| TASK INPUTS |
════════════════
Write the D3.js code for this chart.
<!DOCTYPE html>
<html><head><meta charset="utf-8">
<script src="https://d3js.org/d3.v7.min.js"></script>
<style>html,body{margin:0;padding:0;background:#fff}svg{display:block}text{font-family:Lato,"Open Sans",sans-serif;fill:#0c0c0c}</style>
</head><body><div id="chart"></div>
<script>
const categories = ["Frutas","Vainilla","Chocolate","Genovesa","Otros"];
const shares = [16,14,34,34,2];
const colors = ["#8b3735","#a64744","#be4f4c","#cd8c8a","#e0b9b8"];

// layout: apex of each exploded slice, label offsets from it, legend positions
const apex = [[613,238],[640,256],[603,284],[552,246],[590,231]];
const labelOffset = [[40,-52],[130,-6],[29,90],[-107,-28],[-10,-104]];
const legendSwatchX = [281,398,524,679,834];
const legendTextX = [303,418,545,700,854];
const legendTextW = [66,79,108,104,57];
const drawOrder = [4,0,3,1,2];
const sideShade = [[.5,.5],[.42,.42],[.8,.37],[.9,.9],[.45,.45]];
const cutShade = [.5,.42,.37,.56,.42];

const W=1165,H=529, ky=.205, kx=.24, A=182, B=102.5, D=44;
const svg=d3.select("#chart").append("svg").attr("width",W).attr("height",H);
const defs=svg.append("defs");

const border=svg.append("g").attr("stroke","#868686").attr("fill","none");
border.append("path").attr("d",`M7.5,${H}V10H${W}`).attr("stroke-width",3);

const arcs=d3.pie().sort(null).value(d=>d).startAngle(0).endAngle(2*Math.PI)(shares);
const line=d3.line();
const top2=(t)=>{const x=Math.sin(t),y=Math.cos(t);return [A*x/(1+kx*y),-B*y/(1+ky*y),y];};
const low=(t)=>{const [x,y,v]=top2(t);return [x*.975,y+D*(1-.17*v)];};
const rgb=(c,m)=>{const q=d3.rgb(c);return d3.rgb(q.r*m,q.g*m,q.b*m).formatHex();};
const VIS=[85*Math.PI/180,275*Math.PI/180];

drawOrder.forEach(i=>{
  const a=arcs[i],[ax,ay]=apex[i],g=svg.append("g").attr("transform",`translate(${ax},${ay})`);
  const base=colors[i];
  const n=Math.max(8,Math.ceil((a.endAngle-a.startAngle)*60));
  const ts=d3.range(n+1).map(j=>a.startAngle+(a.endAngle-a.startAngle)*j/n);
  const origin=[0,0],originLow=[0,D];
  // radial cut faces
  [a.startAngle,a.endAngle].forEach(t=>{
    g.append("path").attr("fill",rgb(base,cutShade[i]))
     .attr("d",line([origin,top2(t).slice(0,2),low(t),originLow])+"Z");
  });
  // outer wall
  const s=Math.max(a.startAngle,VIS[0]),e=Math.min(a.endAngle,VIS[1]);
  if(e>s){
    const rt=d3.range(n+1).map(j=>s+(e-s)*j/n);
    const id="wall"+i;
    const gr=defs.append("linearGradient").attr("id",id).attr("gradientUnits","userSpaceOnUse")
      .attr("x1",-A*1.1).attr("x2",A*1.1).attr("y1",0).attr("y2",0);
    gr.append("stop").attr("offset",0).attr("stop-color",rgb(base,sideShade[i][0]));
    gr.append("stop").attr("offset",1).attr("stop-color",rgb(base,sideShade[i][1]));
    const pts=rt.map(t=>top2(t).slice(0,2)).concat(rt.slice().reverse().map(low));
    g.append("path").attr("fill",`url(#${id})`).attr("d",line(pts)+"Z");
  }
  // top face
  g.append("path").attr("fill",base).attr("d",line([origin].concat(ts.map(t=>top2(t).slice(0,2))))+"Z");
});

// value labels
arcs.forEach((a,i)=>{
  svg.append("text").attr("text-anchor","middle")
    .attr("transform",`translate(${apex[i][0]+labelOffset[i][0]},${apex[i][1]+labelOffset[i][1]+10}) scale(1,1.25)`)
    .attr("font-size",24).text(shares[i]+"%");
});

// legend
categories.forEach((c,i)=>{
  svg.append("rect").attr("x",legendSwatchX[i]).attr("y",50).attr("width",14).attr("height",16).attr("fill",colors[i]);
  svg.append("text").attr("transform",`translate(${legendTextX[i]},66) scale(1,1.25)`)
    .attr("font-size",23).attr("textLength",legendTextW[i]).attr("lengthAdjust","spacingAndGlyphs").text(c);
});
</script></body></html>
════════════════
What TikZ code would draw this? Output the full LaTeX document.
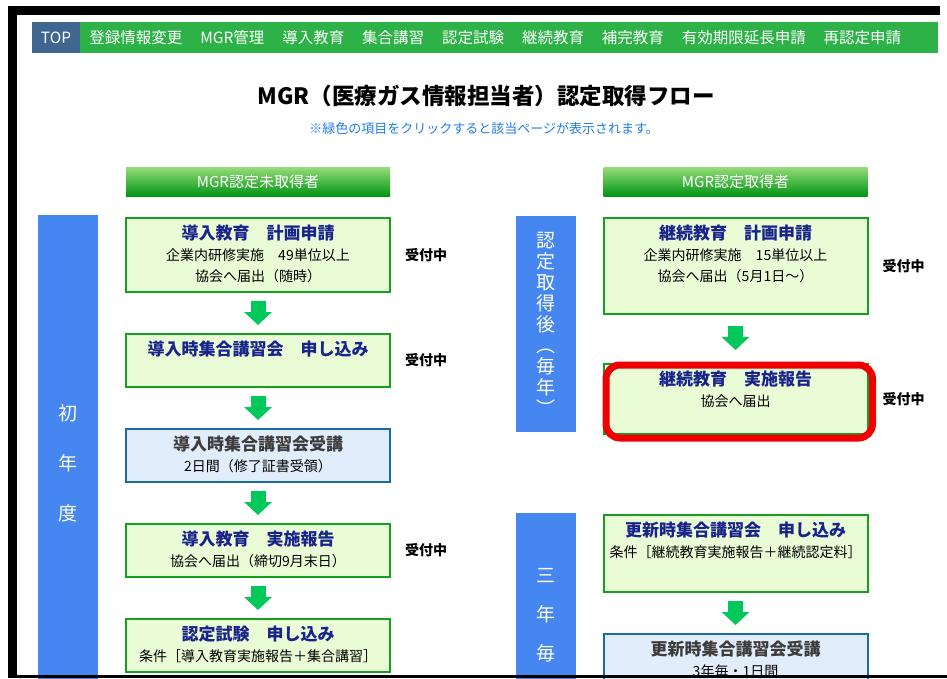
════════════════
| DIRECTIVE |
Lines holding the word "this" in the entries above are the ones to pull out. Copy them all.

| SOLUTION BELOW |
Write the D3.js code for this chart.
What TikZ code would draw this? Output the full LaTeX document.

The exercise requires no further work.